## YOUR INSTRUCTIONS:
Your task is to transcribe, without alteration, the lines from the top of the material below through the line bearing "const pnsData = pnsConc.map((x, i)", inclusive.

## COLLECTED MATERIAL:
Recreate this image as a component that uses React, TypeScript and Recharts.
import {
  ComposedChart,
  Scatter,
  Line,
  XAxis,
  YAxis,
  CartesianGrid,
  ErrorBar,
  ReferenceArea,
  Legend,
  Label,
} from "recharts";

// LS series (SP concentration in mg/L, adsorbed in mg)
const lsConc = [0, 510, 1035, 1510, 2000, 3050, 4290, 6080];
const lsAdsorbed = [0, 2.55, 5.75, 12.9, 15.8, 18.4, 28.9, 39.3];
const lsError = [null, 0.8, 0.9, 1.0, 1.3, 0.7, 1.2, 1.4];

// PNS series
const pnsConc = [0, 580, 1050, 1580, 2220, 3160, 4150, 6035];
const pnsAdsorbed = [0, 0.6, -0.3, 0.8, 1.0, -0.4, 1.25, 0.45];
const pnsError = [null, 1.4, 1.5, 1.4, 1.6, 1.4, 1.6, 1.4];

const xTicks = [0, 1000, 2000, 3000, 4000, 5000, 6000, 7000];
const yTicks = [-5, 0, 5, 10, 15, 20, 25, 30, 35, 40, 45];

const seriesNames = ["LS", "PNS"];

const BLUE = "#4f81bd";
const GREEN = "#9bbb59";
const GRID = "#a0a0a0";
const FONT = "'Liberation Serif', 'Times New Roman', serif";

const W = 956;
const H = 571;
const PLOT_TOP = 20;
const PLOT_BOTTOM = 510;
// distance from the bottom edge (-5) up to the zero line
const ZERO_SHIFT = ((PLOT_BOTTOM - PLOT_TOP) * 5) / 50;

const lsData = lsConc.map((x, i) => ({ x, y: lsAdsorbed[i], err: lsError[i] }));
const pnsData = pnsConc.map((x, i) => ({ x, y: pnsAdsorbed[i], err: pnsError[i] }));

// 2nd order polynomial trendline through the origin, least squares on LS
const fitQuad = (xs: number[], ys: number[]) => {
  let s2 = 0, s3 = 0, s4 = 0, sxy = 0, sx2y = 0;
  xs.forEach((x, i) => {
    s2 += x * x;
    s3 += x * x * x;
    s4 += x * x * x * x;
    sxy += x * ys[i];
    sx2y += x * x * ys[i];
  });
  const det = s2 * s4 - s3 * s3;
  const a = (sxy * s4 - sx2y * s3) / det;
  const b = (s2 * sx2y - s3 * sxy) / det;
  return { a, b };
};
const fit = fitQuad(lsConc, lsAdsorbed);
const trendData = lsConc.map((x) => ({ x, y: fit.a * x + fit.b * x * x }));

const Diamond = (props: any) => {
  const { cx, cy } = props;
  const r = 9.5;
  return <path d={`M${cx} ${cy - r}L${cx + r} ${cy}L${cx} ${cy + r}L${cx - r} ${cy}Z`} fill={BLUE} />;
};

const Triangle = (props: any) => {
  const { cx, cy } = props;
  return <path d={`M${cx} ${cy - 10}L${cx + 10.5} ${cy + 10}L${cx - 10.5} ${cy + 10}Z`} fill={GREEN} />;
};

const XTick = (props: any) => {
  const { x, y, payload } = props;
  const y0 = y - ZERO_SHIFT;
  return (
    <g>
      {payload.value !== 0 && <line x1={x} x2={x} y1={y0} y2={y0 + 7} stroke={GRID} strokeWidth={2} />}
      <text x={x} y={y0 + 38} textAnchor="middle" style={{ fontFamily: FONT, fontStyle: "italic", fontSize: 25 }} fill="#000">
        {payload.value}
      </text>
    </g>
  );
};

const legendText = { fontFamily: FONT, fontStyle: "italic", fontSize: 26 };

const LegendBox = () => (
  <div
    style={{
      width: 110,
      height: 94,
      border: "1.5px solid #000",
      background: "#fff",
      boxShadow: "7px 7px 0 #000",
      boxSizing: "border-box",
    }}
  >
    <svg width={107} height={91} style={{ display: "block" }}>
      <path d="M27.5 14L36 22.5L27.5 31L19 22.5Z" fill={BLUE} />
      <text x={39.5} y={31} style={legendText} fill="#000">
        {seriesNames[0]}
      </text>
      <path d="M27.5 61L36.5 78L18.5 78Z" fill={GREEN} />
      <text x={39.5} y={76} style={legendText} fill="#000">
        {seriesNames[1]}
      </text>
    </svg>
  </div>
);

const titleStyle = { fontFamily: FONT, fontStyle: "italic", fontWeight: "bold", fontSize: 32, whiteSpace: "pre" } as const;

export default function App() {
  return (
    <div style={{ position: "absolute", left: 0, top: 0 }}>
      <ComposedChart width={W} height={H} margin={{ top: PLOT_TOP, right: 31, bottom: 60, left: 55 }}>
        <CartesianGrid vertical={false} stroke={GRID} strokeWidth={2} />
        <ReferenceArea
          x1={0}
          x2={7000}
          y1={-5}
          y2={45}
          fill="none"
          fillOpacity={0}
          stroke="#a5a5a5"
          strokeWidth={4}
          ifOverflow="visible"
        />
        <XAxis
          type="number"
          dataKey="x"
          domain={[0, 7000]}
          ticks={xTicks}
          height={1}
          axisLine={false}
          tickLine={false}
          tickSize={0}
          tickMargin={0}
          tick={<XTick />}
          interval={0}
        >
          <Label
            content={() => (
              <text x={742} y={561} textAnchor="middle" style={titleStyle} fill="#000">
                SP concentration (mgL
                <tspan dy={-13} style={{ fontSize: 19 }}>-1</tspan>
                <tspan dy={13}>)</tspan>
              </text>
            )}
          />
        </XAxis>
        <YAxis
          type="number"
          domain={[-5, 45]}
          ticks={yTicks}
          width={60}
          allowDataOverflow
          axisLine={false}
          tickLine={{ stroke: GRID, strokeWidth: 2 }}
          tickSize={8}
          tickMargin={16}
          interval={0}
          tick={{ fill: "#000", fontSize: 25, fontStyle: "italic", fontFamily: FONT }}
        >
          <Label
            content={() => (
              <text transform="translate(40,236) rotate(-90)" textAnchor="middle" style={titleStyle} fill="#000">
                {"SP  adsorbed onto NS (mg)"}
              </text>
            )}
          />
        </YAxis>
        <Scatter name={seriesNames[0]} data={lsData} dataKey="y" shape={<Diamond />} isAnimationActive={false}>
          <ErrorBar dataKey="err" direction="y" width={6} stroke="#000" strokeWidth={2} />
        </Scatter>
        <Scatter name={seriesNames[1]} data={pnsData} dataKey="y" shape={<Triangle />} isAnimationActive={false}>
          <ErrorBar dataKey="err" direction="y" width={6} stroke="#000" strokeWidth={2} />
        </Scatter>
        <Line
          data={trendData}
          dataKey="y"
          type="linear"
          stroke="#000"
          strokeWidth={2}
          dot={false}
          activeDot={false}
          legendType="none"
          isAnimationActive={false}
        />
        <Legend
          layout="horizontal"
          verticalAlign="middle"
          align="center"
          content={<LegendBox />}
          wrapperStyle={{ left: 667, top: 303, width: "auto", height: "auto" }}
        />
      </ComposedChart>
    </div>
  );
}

## SOLUTION:
Recreate this image as a component that uses React, TypeScript and Recharts.
import {
  ComposedChart,
  Scatter,
  Line,
  XAxis,
  YAxis,
  CartesianGrid,
  ErrorBar,
  ReferenceArea,
  Legend,
  Label,
} from "recharts";

// LS series (SP concentration in mg/L, adsorbed in mg)
const lsConc = [0, 510, 1035, 1510, 2000, 3050, 4290, 6080];
const lsAdsorbed = [0, 2.55, 5.75, 12.9, 15.8, 18.4, 28.9, 39.3];
const lsError = [null, 0.8, 0.9, 1.0, 1.3, 0.7, 1.2, 1.4];

// PNS series
const pnsConc = [0, 580, 1050, 1580, 2220, 3160, 4150, 6035];
const pnsAdsorbed = [0, 0.6, -0.3, 0.8, 1.0, -0.4, 1.25, 0.45];
const pnsError = [null, 1.4, 1.5, 1.4, 1.6, 1.4, 1.6, 1.4];

const xTicks = [0, 1000, 2000, 3000, 4000, 5000, 6000, 7000];
const yTicks = [-5, 0, 5, 10, 15, 20, 25, 30, 35, 40, 45];

const seriesNames = ["LS", "PNS"];

const BLUE = "#4f81bd";
const GREEN = "#9bbb59";
const GRID = "#a0a0a0";
const FONT = "'Liberation Serif', 'Times New Roman', serif";

const W = 956;
const H = 571;
const PLOT_TOP = 20;
const PLOT_BOTTOM = 510;
// distance from the bottom edge (-5) up to the zero line
const ZERO_SHIFT = ((PLOT_BOTTOM - PLOT_TOP) * 5) / 50;

const lsData = lsConc.map((x, i) => ({ x, y: lsAdsorbed[i], err: lsError[i] }));
const pnsData = pnsConc.map((x, i) => ({ x, y: pnsAdsorbed[i], err: pnsError[i] }));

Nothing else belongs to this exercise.